## START SOURCE EXCERPT

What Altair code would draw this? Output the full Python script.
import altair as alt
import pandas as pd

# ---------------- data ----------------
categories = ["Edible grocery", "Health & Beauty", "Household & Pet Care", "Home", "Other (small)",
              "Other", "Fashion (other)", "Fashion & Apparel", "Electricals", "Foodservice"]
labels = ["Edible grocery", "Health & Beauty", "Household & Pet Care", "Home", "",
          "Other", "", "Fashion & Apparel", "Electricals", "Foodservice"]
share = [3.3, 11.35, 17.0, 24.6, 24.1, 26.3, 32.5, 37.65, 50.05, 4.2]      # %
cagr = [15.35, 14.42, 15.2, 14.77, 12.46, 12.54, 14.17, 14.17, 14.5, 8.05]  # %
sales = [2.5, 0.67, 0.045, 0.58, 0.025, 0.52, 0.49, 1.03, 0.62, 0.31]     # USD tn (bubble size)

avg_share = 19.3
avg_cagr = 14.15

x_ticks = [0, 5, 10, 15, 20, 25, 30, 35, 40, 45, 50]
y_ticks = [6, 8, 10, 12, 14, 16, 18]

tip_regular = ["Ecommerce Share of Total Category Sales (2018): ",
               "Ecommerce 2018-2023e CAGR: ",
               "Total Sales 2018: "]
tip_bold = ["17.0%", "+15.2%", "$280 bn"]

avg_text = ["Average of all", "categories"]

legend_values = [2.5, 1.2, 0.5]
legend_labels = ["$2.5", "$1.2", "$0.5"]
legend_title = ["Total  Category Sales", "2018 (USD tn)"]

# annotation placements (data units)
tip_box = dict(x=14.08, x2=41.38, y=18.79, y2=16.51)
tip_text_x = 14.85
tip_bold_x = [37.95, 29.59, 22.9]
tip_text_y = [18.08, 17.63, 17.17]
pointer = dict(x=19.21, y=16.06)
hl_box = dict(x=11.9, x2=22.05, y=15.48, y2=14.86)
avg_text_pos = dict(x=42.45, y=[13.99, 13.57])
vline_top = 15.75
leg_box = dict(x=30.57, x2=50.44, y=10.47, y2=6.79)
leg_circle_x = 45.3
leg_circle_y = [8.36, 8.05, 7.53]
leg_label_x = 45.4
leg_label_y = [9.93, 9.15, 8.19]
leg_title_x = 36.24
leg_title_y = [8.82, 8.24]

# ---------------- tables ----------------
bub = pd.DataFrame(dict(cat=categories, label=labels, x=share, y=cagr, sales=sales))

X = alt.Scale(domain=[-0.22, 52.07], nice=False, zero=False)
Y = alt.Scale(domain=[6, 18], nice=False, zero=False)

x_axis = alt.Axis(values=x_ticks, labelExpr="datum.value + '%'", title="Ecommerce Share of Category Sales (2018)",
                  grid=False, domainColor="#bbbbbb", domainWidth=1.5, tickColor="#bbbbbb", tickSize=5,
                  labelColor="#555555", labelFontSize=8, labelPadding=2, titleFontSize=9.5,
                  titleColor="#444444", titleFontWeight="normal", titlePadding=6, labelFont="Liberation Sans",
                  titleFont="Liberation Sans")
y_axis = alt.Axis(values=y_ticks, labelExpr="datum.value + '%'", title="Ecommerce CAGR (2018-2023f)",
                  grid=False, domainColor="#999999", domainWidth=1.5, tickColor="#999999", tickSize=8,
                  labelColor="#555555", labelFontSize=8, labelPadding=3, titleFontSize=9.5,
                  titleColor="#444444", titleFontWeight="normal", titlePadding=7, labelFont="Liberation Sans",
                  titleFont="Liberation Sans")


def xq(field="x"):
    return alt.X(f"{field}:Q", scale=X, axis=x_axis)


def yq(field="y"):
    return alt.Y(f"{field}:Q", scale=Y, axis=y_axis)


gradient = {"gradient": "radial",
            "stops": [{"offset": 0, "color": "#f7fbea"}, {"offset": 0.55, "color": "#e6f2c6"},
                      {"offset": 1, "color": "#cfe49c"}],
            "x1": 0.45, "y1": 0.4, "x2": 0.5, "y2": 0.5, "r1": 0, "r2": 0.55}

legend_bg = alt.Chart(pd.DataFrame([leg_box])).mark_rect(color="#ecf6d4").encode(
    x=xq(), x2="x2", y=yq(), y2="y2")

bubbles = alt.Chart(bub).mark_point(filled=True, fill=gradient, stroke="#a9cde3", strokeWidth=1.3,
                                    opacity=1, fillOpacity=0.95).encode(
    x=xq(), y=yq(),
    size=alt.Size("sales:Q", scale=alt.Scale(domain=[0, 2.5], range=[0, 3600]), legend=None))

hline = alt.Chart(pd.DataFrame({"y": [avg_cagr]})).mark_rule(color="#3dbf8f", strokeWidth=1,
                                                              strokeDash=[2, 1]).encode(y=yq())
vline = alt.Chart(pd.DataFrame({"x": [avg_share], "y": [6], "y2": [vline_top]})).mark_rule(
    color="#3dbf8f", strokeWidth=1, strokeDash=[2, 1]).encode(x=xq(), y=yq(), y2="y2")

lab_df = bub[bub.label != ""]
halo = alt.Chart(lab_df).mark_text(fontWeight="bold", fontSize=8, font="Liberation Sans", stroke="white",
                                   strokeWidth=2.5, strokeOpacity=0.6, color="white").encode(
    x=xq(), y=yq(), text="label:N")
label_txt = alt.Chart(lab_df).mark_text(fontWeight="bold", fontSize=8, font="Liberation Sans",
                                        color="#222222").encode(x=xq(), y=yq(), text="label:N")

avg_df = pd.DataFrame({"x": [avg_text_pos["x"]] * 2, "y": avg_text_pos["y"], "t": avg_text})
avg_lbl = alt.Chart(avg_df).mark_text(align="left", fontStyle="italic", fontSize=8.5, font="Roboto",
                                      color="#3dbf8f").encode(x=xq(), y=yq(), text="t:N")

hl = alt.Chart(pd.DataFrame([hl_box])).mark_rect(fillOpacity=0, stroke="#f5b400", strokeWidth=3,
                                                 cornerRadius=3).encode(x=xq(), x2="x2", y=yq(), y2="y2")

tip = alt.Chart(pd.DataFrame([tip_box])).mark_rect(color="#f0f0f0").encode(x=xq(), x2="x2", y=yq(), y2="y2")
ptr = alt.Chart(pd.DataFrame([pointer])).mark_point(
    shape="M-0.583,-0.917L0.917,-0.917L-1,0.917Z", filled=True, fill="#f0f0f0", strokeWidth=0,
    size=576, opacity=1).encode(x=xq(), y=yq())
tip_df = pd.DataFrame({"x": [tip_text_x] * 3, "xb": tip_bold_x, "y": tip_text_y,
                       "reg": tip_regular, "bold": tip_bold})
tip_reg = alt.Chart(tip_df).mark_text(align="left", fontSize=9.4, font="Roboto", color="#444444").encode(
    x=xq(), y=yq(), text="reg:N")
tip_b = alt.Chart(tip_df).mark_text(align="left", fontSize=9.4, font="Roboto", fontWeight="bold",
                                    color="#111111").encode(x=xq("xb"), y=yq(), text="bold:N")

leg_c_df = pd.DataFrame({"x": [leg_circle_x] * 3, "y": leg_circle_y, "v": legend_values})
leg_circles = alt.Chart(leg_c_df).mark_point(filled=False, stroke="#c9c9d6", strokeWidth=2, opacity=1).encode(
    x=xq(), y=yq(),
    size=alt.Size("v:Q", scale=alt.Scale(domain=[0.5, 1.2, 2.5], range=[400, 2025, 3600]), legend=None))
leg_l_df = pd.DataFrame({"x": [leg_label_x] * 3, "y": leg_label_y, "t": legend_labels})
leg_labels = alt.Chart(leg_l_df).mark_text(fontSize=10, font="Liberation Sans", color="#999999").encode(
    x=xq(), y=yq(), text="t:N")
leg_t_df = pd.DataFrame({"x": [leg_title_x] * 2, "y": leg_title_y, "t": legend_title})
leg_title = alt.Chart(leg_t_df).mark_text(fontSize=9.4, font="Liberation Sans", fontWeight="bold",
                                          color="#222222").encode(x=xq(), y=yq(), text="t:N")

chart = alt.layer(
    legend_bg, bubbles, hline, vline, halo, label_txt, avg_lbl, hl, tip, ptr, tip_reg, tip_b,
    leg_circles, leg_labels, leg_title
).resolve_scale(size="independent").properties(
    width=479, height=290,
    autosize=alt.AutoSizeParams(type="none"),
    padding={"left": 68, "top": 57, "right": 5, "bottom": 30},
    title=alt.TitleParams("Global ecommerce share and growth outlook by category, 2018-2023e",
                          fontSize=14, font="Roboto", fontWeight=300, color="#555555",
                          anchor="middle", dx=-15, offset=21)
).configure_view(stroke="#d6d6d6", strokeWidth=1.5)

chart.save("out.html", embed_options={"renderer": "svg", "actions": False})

## END SOURCE EXCERPT

**JOB:**
Looking at the material above, please copy exactly every line from its first line through the line containing "import pandas as pd", with both ends included and nothing else.

**SOLUTION FOR THIS PROBLEM:**
What Altair code would draw this? Output the full Python script.
import altair as alt
import pandas as pd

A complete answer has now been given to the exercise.